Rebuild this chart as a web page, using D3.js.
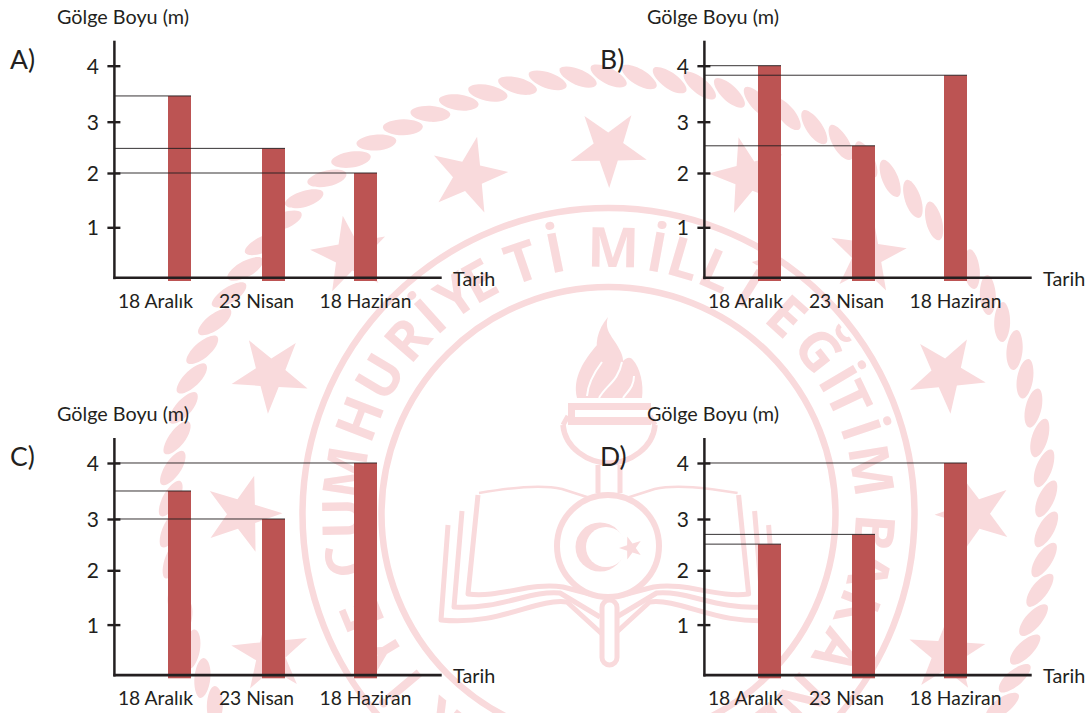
<!DOCTYPE html>
<html><head><meta charset="utf-8">
<script src="https://cdn.jsdelivr.net/npm/d3@7/dist/d3.min.js"></script>
<style>html,body{margin:0;padding:0;background:#fff}svg{display:block}text{font-family:Lato,"Open Sans",sans-serif;fill:#231f20}</style>
</head><body><svg id="c" width="1088" height="713"></svg>
<script>
const categories = ["18 Aralık","23 Nisan","18 Haziran"];
const tickValues = [1,2,3,4];
const panelNames = ["A)","B)","C)","D)"];
const valuesA = [3.46,2.48,2.0];
const valuesB = [4.0,2.53,3.83];
const valuesC = [3.5,3.0,4.0];
const valuesD = [2.51,2.70,4.0];
const yTitle = "Gölge Boyu (m)";
const xTitle = "Tarih";
const sealLetters = ["K","İ","Y","E","C","U","M","H","U","R","İ","Y","E","T","İ","M","İ","L","L","Î","E","Ğ","İ","T","İ","M","B","A","K","A","N","L"];
const sealAngles = [219,230,238.6,247.7,260,269,279,291,301,311,318,325,331,341,348.5,1,10.5,16.5,24,32,42,52,59.5,64.5,71.5,80.5,94,102,111,121,133.7,142];
const panels = [
 {name:panelNames[0],values:valuesA,dx:0,dy:0},
 {name:panelNames[1],values:valuesB,dx:590,dy:0},
 {name:panelNames[2],values:valuesC,dx:0,dy:397.3},
 {name:panelNames[3],values:valuesD,dx:590,dy:397.3}];

const svg = d3.select("#c");
const pink = "#f9dadc", ink = "#231f20", barColor = "#bc5453";

// ---- watermark seal
const seal = svg.append("g").attr("id","seal");
const cx = 608.5, cy = 514;
const ring = seal.append("g").attr("transform",`translate(${cx},${cy})`);
ring.selectAll("circle.r").data([306,227]).join("circle").attr("r",d=>d)
  .attr("fill","none").attr("stroke",pink).attr("stroke-width",6.5);
ring.selectAll("path.bead").data(d3.range(0,360,4)).join("path")
  .attr("d","M-20,0C-20,-4 -9,-8 1,-8C11,-8 20,-5 20,-1C20,4 10,8 0,8C-10,8 -20,5 -20,0Z")
  .attr("fill",pink).attr("transform",a=>`rotate(${a}) translate(0,-438) rotate(29)`);
const star = (R,r)=>d3.range(10).map(i=>{const t=i*Math.PI/5,q=i%2?r:R;return [q*Math.sin(t),-q*Math.cos(t)];});
const starPath = (R,r)=>"M"+star(R,r).join("L")+"Z";
ring.selectAll("path.st").data(d3.range(0,360,22.5)).join("path")
  .attr("d",starPath(40,15.5)).attr("fill",pink)
  .attr("transform",a=>`rotate(${a}) translate(0,-366) rotate(35)`);
ring.selectAll("text.l").data(sealLetters).join("text")
  .text(d=>d).attr("text-anchor","middle").attr("font-size",55)
  .style("font-family","'Open Sans',sans-serif").style("font-weight",700).style("fill",pink)
  .attr("transform",(d,i)=>`rotate(${sealAngles[i]}) translate(0,-247)`);

const em = seal.append("g");
const P=(d,o={})=>em.append("path").attr("d",d).attr("fill",o.fill||"none")
  .attr("stroke",o.stroke||(o.fill?"none":pink)).attr("stroke-width",o.w||4).attr("stroke-linejoin","round");
// flame
P("M577,398C572,378 584,360 597,345C598,350 598,354 599,358C594,345 597,330 608,317C604,330 612,336 617,345C621,352 623,356 623,361C626,358 630,356 633,360C640,368 644,384 642,398Z",{fill:pink});
P("M587,396C588,382 596,370 602,362",{stroke:"#fff",w:2});
P("M599,398C606,385 618,382 622,362",{stroke:"#fff",w:2});
P("M623,398C629,390 634,386 634,376",{stroke:"#fff",w:2});
// cup
em.append("rect").attr("x",568).attr("y",403).attr("width",83).attr("height",22).attr("fill",pink);
em.append("rect").attr("x",575).attr("y",410).attr("width",74).attr("height",7).attr("fill","#fff");
P("M563,425C565,448 588,463 609,463C630,463 653,448 655,425",{w:5.5});
P("M563,425L568,416M655,425L650,416",{w:5});
P("M598,465V493M620,465V493",{w:5});
// book: mirrored page outlines
[[1,0],[-1,1216.6]].forEach(([s,t])=>{
  const g=`matrix(${s},0,0,1,${t},0)`;
  const Q=d=>P(d,{w:5}).attr("transform",g);
  Q("M478,495L468,594C500,598 530,582 563,587L590,594");
  Q("M462,511L454,607C500,610 530,590 560,593L600,617");
  Q("M448,525L441,620C500,626 535,598 567,602L602,634");
  P("M479,493C510,488 540,484 562,489L590,498",{w:2.5}).attr("transform",g);
});
em.append("rect").attr("x",602).attr("y",600).attr("width",15).attr("height",65).attr("rx",7.5)
  .attr("fill","#fff").attr("stroke",pink).attr("stroke-width",5);
em.append("circle").attr("cx",608).attr("cy",546).attr("r",51).attr("fill","#fff").attr("stroke",pink).attr("stroke-width",6);
em.append("circle").attr("cx",600).attr("cy",547).attr("r",24.5).attr("fill",pink);
em.append("circle").attr("cx",606).attr("cy",547).attr("r",20).attr("fill","#fff");
em.append("path").attr("d",starPath(12,4.8)).attr("fill",pink).attr("transform","translate(631,548) rotate(-18)");

// ---- panels
const xBar = d3.scaleOrdinal().domain(categories).range([179.5,273.5,365.5]);
const xLabel = d3.scaleOrdinal().domain(categories).range([155.5,256.5,365.5]);
const y = d3.scaleLinear().domain([0,1,2,3,4]).range([281,227.3,173,121.7,65.7]);
const barW = 23, axisX = 114.4, axisY = 277.8;

panels.forEach(p=>{
  const g = svg.append("g").attr("transform",`translate(${p.dx},${p.dy})`);
  const rows = categories.map((c,i)=>({c,v:p.values[i]}));
  g.selectAll("rect.bar").data(rows).join("rect").attr("class","bar")
    .attr("x",d=>xBar(d.c)-barW/2).attr("width",barW)
    .attr("y",d=>y(d.v)).attr("height",d=>y(0)-y(d.v)).attr("fill",barColor);
  g.selectAll("line.ref").data(rows).join("line").attr("class","ref")
    .attr("x1",axisX).attr("x2",d=>xBar(d.c)+barW/2)
    .attr("y1",d=>y(d.v)).attr("y2",d=>y(d.v))
    .attr("stroke",ink).attr("stroke-width",1).attr("opacity",.9);
  const ax = g.append("g").attr("transform",`translate(${axisX},0)`)
    .call(d3.axisLeft(y).tickValues(tickValues).tickFormat(d3.format("d")).tickSize(7).tickPadding(8));
  ax.select(".domain").remove();
  ax.selectAll(".tick line").attr("x1",-7).attr("x2",6).attr("stroke",ink).attr("stroke-width",2.4);
  ax.selectAll(".tick text").attr("font-size",21).attr("x",-21.5).attr("text-anchor","middle").attr("dy","0.36em")
    .style("font-family","Lato,sans-serif").style("fill",ink);
  g.append("line").attr("x1",axisX).attr("x2",axisX).attr("y1",40.7).attr("y2",279.2).attr("stroke",ink).attr("stroke-width",2.5);
  g.append("line").attr("x1",axisX-1).attr("x2",441.7).attr("y1",axisY).attr("y2",axisY).attr("stroke",ink).attr("stroke-width",2.6);
  g.selectAll("text.cat").data(categories).join("text").attr("class","cat")
    .attr("x",d=>xLabel(d)).attr("y",307.5).attr("text-anchor","middle").attr("font-size",19.3).text(d=>d);
  g.append("text").attr("x",57).attr("y",24).attr("font-size",19.8).text(yTitle);
  g.append("text").attr("x",453).attr("y",286).attr("font-size",19.8).text(xTitle);
  g.append("text").attr("x",10).attr("y",68.5).attr("font-size",26.5).text(p.name);
});
</script></body></html>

- - -

## What you have to do:
Omit the pictures and reproduce the listing exactly.

## Complete output:
Rebuild this chart as a web page, using D3.js.
<!DOCTYPE html>
<html><head><meta charset="utf-8">
<script src="https://cdn.jsdelivr.net/npm/d3@7/dist/d3.min.js"></script>
<style>html,body{margin:0;padding:0;background:#fff}svg{display:block}text{font-family:Lato,"Open Sans",sans-serif;fill:#231f20}</style>
</head><body><svg id="c" width="1088" height="713"></svg>
<script>
const categories = ["18 Aralık","23 Nisan","18 Haziran"];
const tickValues = [1,2,3,4];
const panelNames = ["A)","B)","C)","D)"];
const valuesA = [3.46,2.48,2.0];
const valuesB = [4.0,2.53,3.83];
const valuesC = [3.5,3.0,4.0];
const valuesD = [2.51,2.70,4.0];
const yTitle = "Gölge Boyu (m)";
const xTitle = "Tarih";
const sealLetters = ["K","İ","Y","E","C","U","M","H","U","R","İ","Y","E","T","İ","M","İ","L","L","Î","E","Ğ","İ","T","İ","M","B","A","K","A","N","L"];
const sealAngles = [219,230,238.6,247.7,260,269,279,291,301,311,318,325,331,341,348.5,1,10.5,16.5,24,32,42,52,59.5,64.5,71.5,80.5,94,102,111,121,133.7,142];
const panels = [
 {name:panelNames[0],values:valuesA,dx:0,dy:0},
 {name:panelNames[1],values:valuesB,dx:590,dy:0},
 {name:panelNames[2],values:valuesC,dx:0,dy:397.3},
 {name:panelNames[3],values:valuesD,dx:590,dy:397.3}];

const svg = d3.select("#c");
const pink = "#f9dadc", ink = "#231f20", barColor = "#bc5453";

// ---- watermark seal
const seal = svg.append("g").attr("id","seal");
const cx = 608.5, cy = 514;
const ring = seal.append("g").attr("transform",`translate(${cx},${cy})`);
ring.selectAll("circle.r").data([306,227]).join("circle").attr("r",d=>d)
  .attr("fill","none").attr("stroke",pink).attr("stroke-width",6.5);
ring.selectAll("path.bead").data(d3.range(0,360,4)).join("path")
  .attr("d","M-20,0C-20,-4 -9,-8 1,-8C11,-8 20,-5 20,-1C20,4 10,8 0,8C-10,8 -20,5 -20,0Z")
  .attr("fill",pink).attr("transform",a=>`rotate(${a}) translate(0,-438) rotate(29)`);
const star = (R,r)=>d3.range(10).map(i=>{const t=i*Math.PI/5,q=i%2?r:R;return [q*Math.sin(t),-q*Math.cos(t)];});
const starPath = (R,r)=>"M"+star(R,r).join("L")+"Z";
ring.selectAll("path.st").data(d3.range(0,360,22.5)).join("path")
  .attr("d",starPath(40,15.5)).attr("fill",pink)
  .attr("transform",a=>`rotate(${a}) translate(0,-366) rotate(35)`);
ring.selectAll("text.l").data(sealLetters).join("text")
  .text(d=>d).attr("text-anchor","middle").attr("font-size",55)
  .style("font-family","'Open Sans',sans-serif").style("font-weight",700).style("fill",pink)
  .attr("transform",(d,i)=>`rotate(${sealAngles[i]}) translate(0,-247)`);

const em = seal.append("g");
const P=(d,o={})=>em.append("path").attr("d",d).attr("fill",o.fill||"none")
  .attr("stroke",o.stroke||(o.fill?"none":pink)).attr("stroke-width",o.w||4).attr("stroke-linejoin","round");
// flame
P("M577,398C572,378 584,360 597,345C598,350 598,354 599,358C594,345 597,330 608,317C604,330 612,336 617,345C621,352 623,356 623,361C626,358 630,356 633,360C640,368 644,384 642,398Z",{fill:pink});
P("M587,396C588,382 596,370 602,362",{stroke:"#fff",w:2});
P("M599,398C606,385 618,382 622,362",{stroke:"#fff",w:2});
P("M623,398C629,390 634,386 634,376",{stroke:"#fff",w:2});
// cup
em.append("rect").attr("x",568).attr("y",403).attr("width",83).attr("height",22).attr("fill",pink);
em.append("rect").attr("x",575).attr("y",410).attr("width",74).attr("height",7).attr("fill","#fff");
P("M563,425C565,448 588,463 609,463C630,463 653,448 655,425",{w:5.5});
P("M563,425L568,416M655,425L650,416",{w:5});
P("M598,465V493M620,465V493",{w:5});
// book: mirrored page outlines
[[1,0],[-1,1216.6]].forEach(([s,t])=>{
  const g=`matrix(${s},0,0,1,${t},0)`;
  const Q=d=>P(d,{w:5}).attr("transform",g);
  Q("M478,495L468,594C500,598 530,582 563,587L590,594");
  Q("M462,511L454,607C500,610 530,590 560,593L600,617");
  Q("M448,525L441,620C500,626 535,598 567,602L602,634");
  P("M479,493C510,488 540,484 562,489L590,498",{w:2.5}).attr("transform",g);
});
em.append("rect").attr("x",602).attr("y",600).attr("width",15).attr("height",65).attr("rx",7.5)
  .attr("fill","#fff").attr("stroke",pink).attr("stroke-width",5);
em.append("circle").attr("cx",608).attr("cy",546).attr("r",51).attr("fill","#fff").attr("stroke",pink).attr("stroke-width",6);
em.append("circle").attr("cx",600).attr("cy",547).attr("r",24.5).attr("fill",pink);
em.append("circle").attr("cx",606).attr("cy",547).attr("r",20).attr("fill","#fff");
em.append("path").attr("d",starPath(12,4.8)).attr("fill",pink).attr("transform","translate(631,548) rotate(-18)");

// ---- panels
const xBar = d3.scaleOrdinal().domain(categories).range([179.5,273.5,365.5]);
const xLabel = d3.scaleOrdinal().domain(categories).range([155.5,256.5,365.5]);
const y = d3.scaleLinear().domain([0,1,2,3,4]).range([281,227.3,173,121.7,65.7]);
const barW = 23, axisX = 114.4, axisY = 277.8;

panels.forEach(p=>{
  const g = svg.append("g").attr("transform",`translate(${p.dx},${p.dy})`);
  const rows = categories.map((c,i)=>({c,v:p.values[i]}));
  g.selectAll("rect.bar").data(rows).join("rect").attr("class","bar")
    .attr("x",d=>xBar(d.c)-barW/2).attr("width",barW)
    .attr("y",d=>y(d.v)).attr("height",d=>y(0)-y(d.v)).attr("fill",barColor);
  g.selectAll("line.ref").data(rows).join("line").attr("class","ref")
    .attr("x1",axisX).attr("x2",d=>xBar(d.c)+barW/2)
    .attr("y1",d=>y(d.v)).attr("y2",d=>y(d.v))
    .attr("stroke",ink).attr("stroke-width",1).attr("opacity",.9);
  const ax = g.append("g").attr("transform",`translate(${axisX},0)`)
    .call(d3.axisLeft(y).tickValues(tickValues).tickFormat(d3.format("d")).tickSize(7).tickPadding(8));
  ax.select(".domain").remove();
  ax.selectAll(".tick line").attr("x1",-7).attr("x2",6).attr("stroke",ink).attr("stroke-width",2.4);
  ax.selectAll(".tick text").attr("font-size",21).attr("x",-21.5).attr("text-anchor","middle").attr("dy","0.36em")
    .style("font-family","Lato,sans-serif").style("fill",ink);
  g.append("line").attr("x1",axisX).attr("x2",axisX).attr("y1",40.7).attr("y2",279.2).attr("stroke",ink).attr("stroke-width",2.5);
  g.append("line").attr("x1",axisX-1).attr("x2",441.7).attr("y1",axisY).attr("y2",axisY).attr("stroke",ink).attr("stroke-width",2.6);
  g.selectAll("text.cat").data(categories).join("text").attr("class","cat")
    .attr("x",d=>xLabel(d)).attr("y",307.5).attr("text-anchor","middle").attr("font-size",19.3).text(d=>d);
  g.append("text").attr("x",57).attr("y",24).attr("font-size",19.8).text(yTitle);
  g.append("text").attr("x",453).attr("y",286).attr("font-size",19.8).text(xTitle);
  g.append("text").attr("x",10).attr("y",68.5).attr("font-size",26.5).text(p.name);
});
</script></body></html>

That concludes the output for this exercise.